National Affairs Rory Leishman
Over the past 50 years, Canada’s publicly funded schools have succumbed to a degree of moral and intellectual corruption that Ryerson and his contemporaries would have denounced as astonishing and intolerable.
Ryerson was a man of deep learning and strong conviction. In his first report as chief superintendent of education, he avowed that the new public schools would seek to provide all students, regardless of income, with an efficient system of instruction that fosters the full development of their physical and intellectual faculties as well as “the proper cultivation of the moral feelings.”
Ryerson emphasized that a practical education includes religion and morality.

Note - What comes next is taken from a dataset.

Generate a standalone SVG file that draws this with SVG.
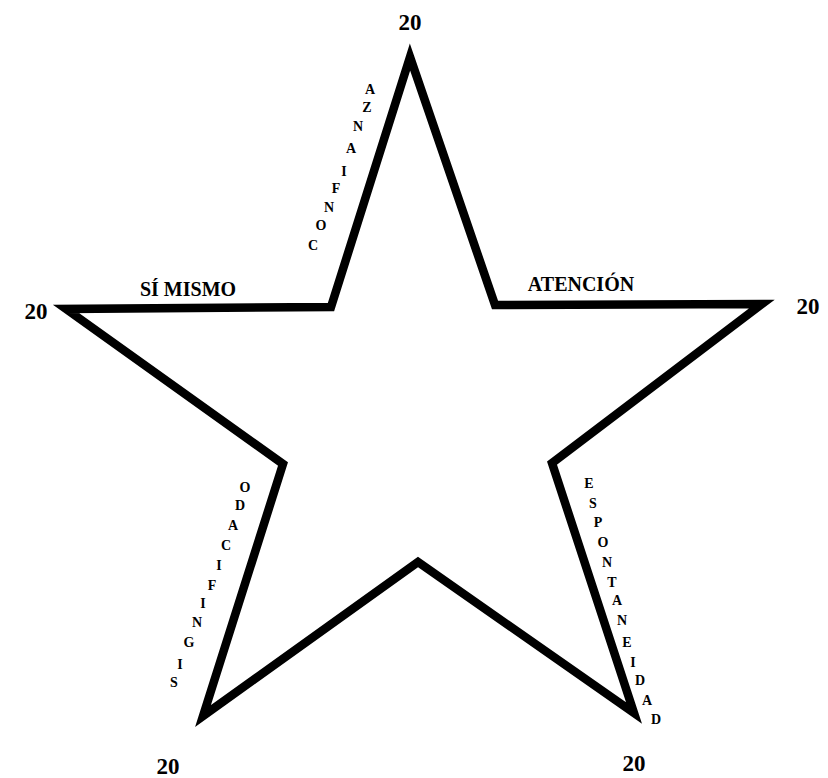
<svg xmlns="http://www.w3.org/2000/svg" width="828" height="778" viewBox="0 0 828 778">
<style>
.num{font-family:"Liberation Serif","Times New Roman",serif;font-weight:bold;font-size:23px;fill:#000;text-anchor:middle}
.lab{font-family:"Liberation Serif","Times New Roman",serif;font-weight:bold;font-size:20px;fill:#000;text-anchor:middle}
.let{font-family:"Liberation Serif","Times New Roman",serif;font-weight:bold;font-size:14px;fill:#000;text-anchor:middle}
</style>
<rect width="828" height="778" fill="#fff"/>
<g id="star">
<polygon points="410,57 495,305 762,304 552,463 634,713 418,562 203,716 283,464 66,309 331,307" fill="none" stroke="#000" stroke-width="8.5" stroke-linejoin="miter" stroke-miterlimit="10"/>
</g>
<g id="numbers">
<text class="num" x="410" y="30">20</text>
<text class="num" x="36" y="319">20</text>
<text class="num" x="808" y="314">20</text>
<text class="num" x="168" y="774">20</text>
<text class="num" x="634" y="771">20</text>
</g>
<g id="labels">
<text class="lab" x="188" y="296">SÍ MISMO</text>
<text class="lab" x="581" y="291">ATENCIÓN</text>
</g>
<g id="confianza">
<text class="let" x="370" y="94">A</text>
<text class="let" x="367" y="112">Z</text>
<text class="let" x="358" y="131">N</text>
<text class="let" x="351" y="153">A</text>
<text class="let" x="344" y="176">I</text>
<text class="let" x="336" y="193">F</text>
<text class="let" x="329" y="212">N</text>
<text class="let" x="321" y="230">O</text>
<text class="let" x="313" y="250">C</text>
</g>
<g id="significado">
<text class="let" x="245" y="492">O</text>
<text class="let" x="240" y="510">D</text>
<text class="let" x="233" y="530">A</text>
<text class="let" x="226" y="550">C</text>
<text class="let" x="219" y="570">I</text>
<text class="let" x="212" y="590">F</text>
<text class="let" x="203" y="608">I</text>
<text class="let" x="197" y="627">N</text>
<text class="let" x="189" y="647">G</text>
<text class="let" x="180" y="669">I</text>
<text class="let" x="174" y="687">S</text>
</g>
<g id="espontaneidad">
<text class="let" x="589" y="488">E</text>
<text class="let" x="593" y="508">S</text>
<text class="let" x="598" y="527">P</text>
<text class="let" x="603" y="547">O</text>
<text class="let" x="607" y="567">N</text>
<text class="let" x="612" y="587">T</text>
<text class="let" x="617" y="605">A</text>
<text class="let" x="622" y="625">N</text>
<text class="let" x="627" y="647">E</text>
<text class="let" x="633" y="667">I</text>
<text class="let" x="640" y="685">D</text>
<text class="let" x="647" y="705">A</text>
<text class="let" x="656" y="724">D</text>
</g>
</svg>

He explained: “By religion and morality, I do not mean sectarianism in any form, but the general truth and morals taught in the Holy Scriptures.”
In conformity with this policy, Ryerson undertook to assure that the public schools would inculcate in all students an understanding of the principles of Judeo-Christian morality, while avoiding all discussion of the theological differences dividing Protestants and Catholics. To this end, he largely succeeded. In his final report as chief superintendent in 1872, Ryerson observed with some justifiable pride that “as Christian principles and morals are the foundation of all that is most noble in man, and the great fulcrum and lever of public freedom and prosperity in a country, it is gratifying to see general and avowed recognition of them in public schools.”

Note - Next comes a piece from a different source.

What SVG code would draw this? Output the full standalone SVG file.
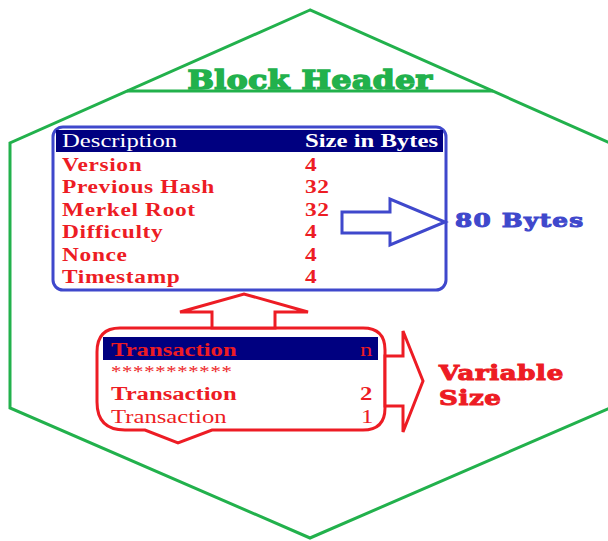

Ryerson added: “It is delightful to think that, (although in some few instances, this duty may be unworthily performed yet) from so many humble shrines of learning the prayer for Divine wisdom and guidance goes up with faith to Him who has promised to give ‘liberally’ to them that ask Him and to upbraid them not.”

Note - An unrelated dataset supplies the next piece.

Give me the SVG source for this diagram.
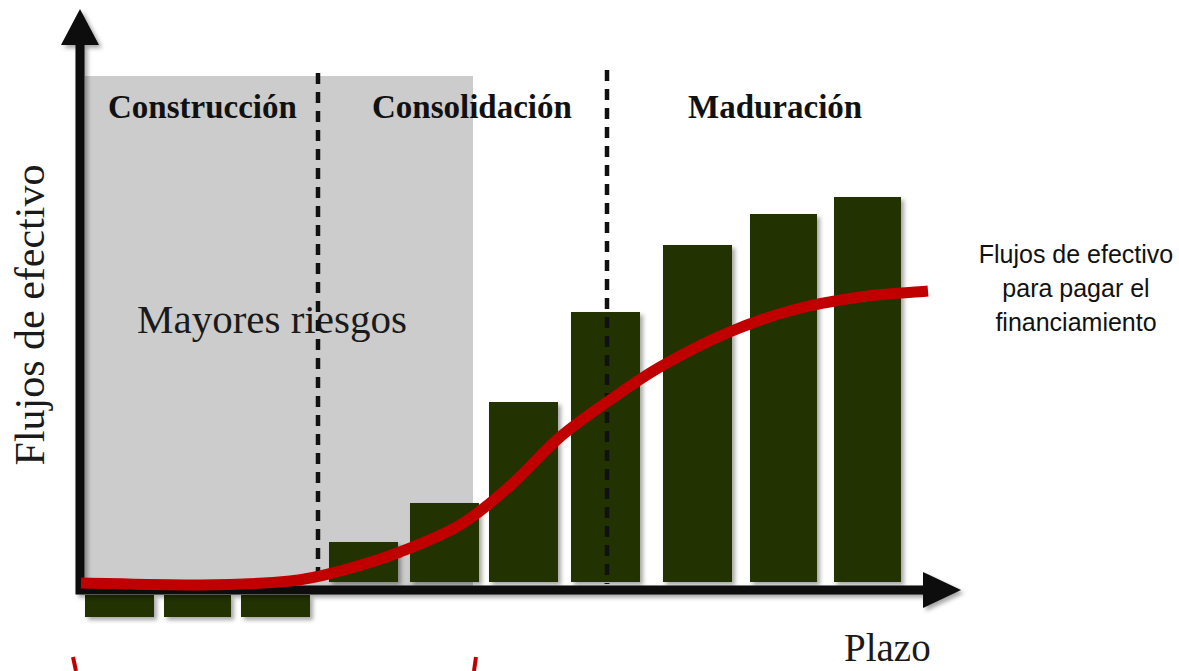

Today, a pro forma prayer for Divine wisdom sometimes still goes up in the Ontario Legislature, but never in any of the province’s public schools. And the same generally goes for every other province. Any teacher now reckless enough to offer up a sincere prayer for guidance to the God of Abraham, Isaac and Jacob in a public school could be summoned before a human rights tribunal and ordered to apologize for violating the alleged equality rights of students to an entirely Godless and secular education.
In Ryerson’s day, students in the public schools were taught to respect the commandments “Thou shalt not commit adultery” and “Thou shalt not kill.” They were made to understand that sexual intercourse outside of marriage between a man and a woman is wrong and that abortion is an evil that can never be justified.
Today, students in the public schools are routinely taught that there is nothing inherently wrong with virtually any kind of consensual sexual intercourse between heterosexual, homosexual or bisexual persons, and that a mother has an unbridled right to abort her child for any reason.
Moreover, teaching in most publicly funded Catholic schools is not much better. Consider the reaction of Catholic school trustees to the revised curriculum on “sexual orientation,” “homophobia,” and “gender identity” that the McGuinty Liberal government has been trying to impose on the publicly funded schools of Ontario. Following a lively debate on this issue on August 31, the Toronto Catholic District School Board voted down a straightforward resolution reaffirming that teachers in the Catholic schools have an overriding duty to “promote personal conduct or a lifestyle that is consistent with the teachings of the Catholic Church.”
Given the unredeemable intellectual and moral corruption of today’s publicly funded schools, what should conscientious parents do? The answer is plain: if they hope to have their children receive the kind of sound education advocated by Ryerson, they must boycott the publicly funded schools in favour of either home-schooling their children or entrusting them to a good independent school that still upholds the fundamental truths of Judeo-Christian morality which are knowable by reason and affirmed in the traditional teachings of the Holy Catholic Church.